> **Instruction**
Skip the pictures and extract all of the lines exactly as written.

> **Data in this exercise**
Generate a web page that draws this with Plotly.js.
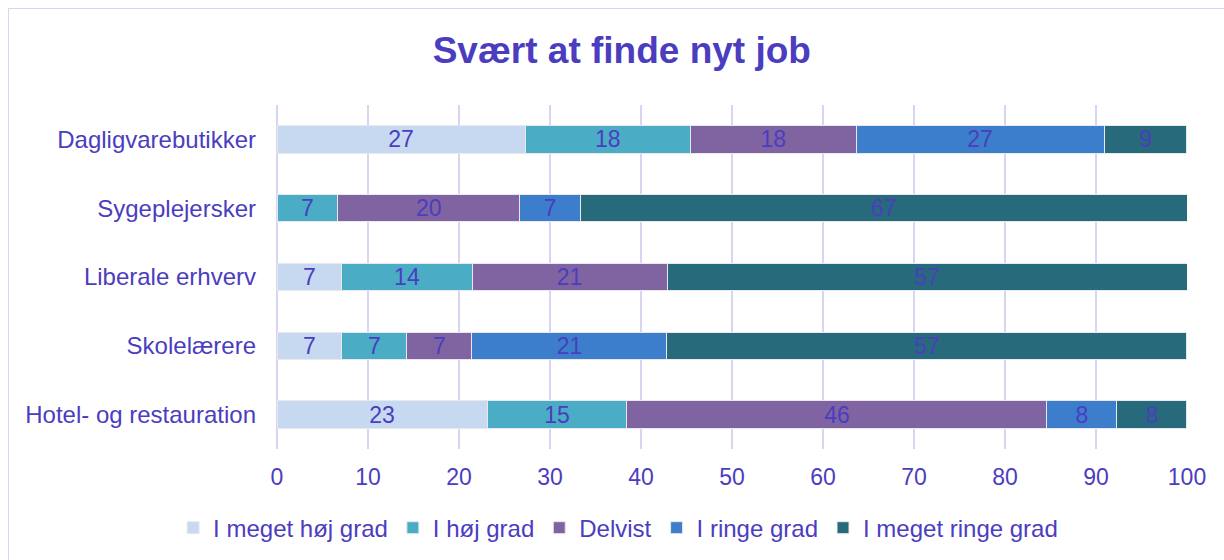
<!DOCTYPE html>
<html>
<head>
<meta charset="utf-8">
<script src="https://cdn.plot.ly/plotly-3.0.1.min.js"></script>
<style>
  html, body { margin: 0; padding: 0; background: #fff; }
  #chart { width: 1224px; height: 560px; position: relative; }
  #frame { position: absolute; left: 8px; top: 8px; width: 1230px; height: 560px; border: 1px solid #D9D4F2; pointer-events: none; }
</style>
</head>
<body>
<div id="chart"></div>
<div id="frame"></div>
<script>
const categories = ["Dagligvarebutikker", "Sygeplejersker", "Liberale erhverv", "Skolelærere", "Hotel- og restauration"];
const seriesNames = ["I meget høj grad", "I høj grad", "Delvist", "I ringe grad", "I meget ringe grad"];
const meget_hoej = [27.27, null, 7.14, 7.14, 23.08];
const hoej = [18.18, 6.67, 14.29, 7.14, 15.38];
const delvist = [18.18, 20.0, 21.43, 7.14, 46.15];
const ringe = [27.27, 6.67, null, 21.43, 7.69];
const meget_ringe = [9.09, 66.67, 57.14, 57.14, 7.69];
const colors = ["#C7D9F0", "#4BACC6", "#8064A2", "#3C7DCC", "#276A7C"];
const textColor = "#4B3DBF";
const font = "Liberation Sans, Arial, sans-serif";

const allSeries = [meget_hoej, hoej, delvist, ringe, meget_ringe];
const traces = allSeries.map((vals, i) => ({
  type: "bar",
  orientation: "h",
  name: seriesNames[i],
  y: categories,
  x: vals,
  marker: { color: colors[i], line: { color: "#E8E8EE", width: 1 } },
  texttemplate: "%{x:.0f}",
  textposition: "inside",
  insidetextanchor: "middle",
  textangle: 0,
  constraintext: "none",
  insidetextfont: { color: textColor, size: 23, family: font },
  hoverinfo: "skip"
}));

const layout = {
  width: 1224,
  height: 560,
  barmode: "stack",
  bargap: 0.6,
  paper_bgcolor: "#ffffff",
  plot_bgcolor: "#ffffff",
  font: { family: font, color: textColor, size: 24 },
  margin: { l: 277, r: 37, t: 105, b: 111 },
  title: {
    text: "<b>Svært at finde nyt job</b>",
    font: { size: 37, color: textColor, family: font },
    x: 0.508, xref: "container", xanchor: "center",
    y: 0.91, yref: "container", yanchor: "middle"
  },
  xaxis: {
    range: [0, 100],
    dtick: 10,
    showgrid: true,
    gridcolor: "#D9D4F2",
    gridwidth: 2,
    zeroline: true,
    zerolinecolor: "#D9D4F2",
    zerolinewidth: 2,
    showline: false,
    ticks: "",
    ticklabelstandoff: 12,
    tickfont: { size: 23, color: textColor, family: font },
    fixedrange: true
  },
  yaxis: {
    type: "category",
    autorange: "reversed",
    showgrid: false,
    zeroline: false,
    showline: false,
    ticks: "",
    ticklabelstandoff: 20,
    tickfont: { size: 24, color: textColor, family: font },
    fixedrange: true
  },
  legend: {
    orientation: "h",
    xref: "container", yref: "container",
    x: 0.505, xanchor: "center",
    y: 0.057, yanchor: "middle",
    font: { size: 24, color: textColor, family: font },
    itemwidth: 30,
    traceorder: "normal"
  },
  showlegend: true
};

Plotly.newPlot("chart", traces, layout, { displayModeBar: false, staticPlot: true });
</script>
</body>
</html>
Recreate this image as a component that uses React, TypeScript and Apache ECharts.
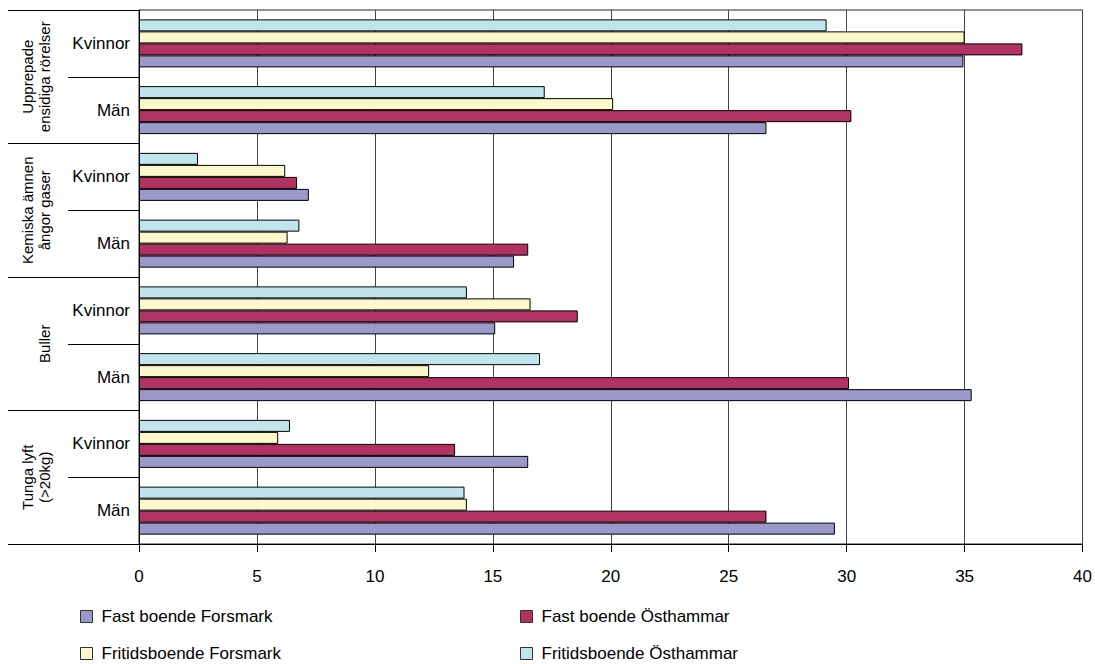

> **The result**
Generate a web page that draws this with Plotly.js.
<!DOCTYPE html>
<html>
<head>
<meta charset="utf-8">
<script src="https://cdn.plot.ly/plotly-3.0.1.min.js"></script>
<style>
  html, body { margin: 0; padding: 0; background: #fff; }
  #chart { width: 1224px; height: 560px; position: relative; }
  #frame { position: absolute; left: 8px; top: 8px; width: 1230px; height: 560px; border: 1px solid #D9D4F2; pointer-events: none; }
</style>
</head>
<body>
<div id="chart"></div>
<div id="frame"></div>
<script>
const categories = ["Dagligvarebutikker", "Sygeplejersker", "Liberale erhverv", "Skolelærere", "Hotel- og restauration"];
const seriesNames = ["I meget høj grad", "I høj grad", "Delvist", "I ringe grad", "I meget ringe grad"];
const meget_hoej = [27.27, null, 7.14, 7.14, 23.08];
const hoej = [18.18, 6.67, 14.29, 7.14, 15.38];
const delvist = [18.18, 20.0, 21.43, 7.14, 46.15];
const ringe = [27.27, 6.67, null, 21.43, 7.69];
const meget_ringe = [9.09, 66.67, 57.14, 57.14, 7.69];
const colors = ["#C7D9F0", "#4BACC6", "#8064A2", "#3C7DCC", "#276A7C"];
const textColor = "#4B3DBF";
const font = "Liberation Sans, Arial, sans-serif";

const allSeries = [meget_hoej, hoej, delvist, ringe, meget_ringe];
const traces = allSeries.map((vals, i) => ({
  type: "bar",
  orientation: "h",
  name: seriesNames[i],
  y: categories,
  x: vals,
  marker: { color: colors[i], line: { color: "#E8E8EE", width: 1 } },
  texttemplate: "%{x:.0f}",
  textposition: "inside",
  insidetextanchor: "middle",
  textangle: 0,
  constraintext: "none",
  insidetextfont: { color: textColor, size: 23, family: font },
  hoverinfo: "skip"
}));

const layout = {
  width: 1224,
  height: 560,
  barmode: "stack",
  bargap: 0.6,
  paper_bgcolor: "#ffffff",
  plot_bgcolor: "#ffffff",
  font: { family: font, color: textColor, size: 24 },
  margin: { l: 277, r: 37, t: 105, b: 111 },
  title: {
    text: "<b>Svært at finde nyt job</b>",
    font: { size: 37, color: textColor, family: font },
    x: 0.508, xref: "container", xanchor: "center",
    y: 0.91, yref: "container", yanchor: "middle"
  },
  xaxis: {
    range: [0, 100],
    dtick: 10,
    showgrid: true,
    gridcolor: "#D9D4F2",
    gridwidth: 2,
    zeroline: true,
    zerolinecolor: "#D9D4F2",
    zerolinewidth: 2,
    showline: false,
    ticks: "",
    ticklabelstandoff: 12,
    tickfont: { size: 23, color: textColor, family: font },
    fixedrange: true
  },
  yaxis: {
    type: "category",
    autorange: "reversed",
    showgrid: false,
    zeroline: false,
    showline: false,
    ticks: "",
    ticklabelstandoff: 20,
    tickfont: { size: 24, color: textColor, family: font },
    fixedrange: true
  },
  legend: {
    orientation: "h",
    xref: "container", yref: "container",
    x: 0.505, xanchor: "center",
    y: 0.057, yanchor: "middle",
    font: { size: 24, color: textColor, family: font },
    itemwidth: 30,
    traceorder: "normal"
  },
  showlegend: true
};

Plotly.newPlot("chart", traces, layout, { displayModeBar: false, staticPlot: true });
</script>
</body>
</html>
Recreate this image as a component that uses React, TypeScript and Apache ECharts.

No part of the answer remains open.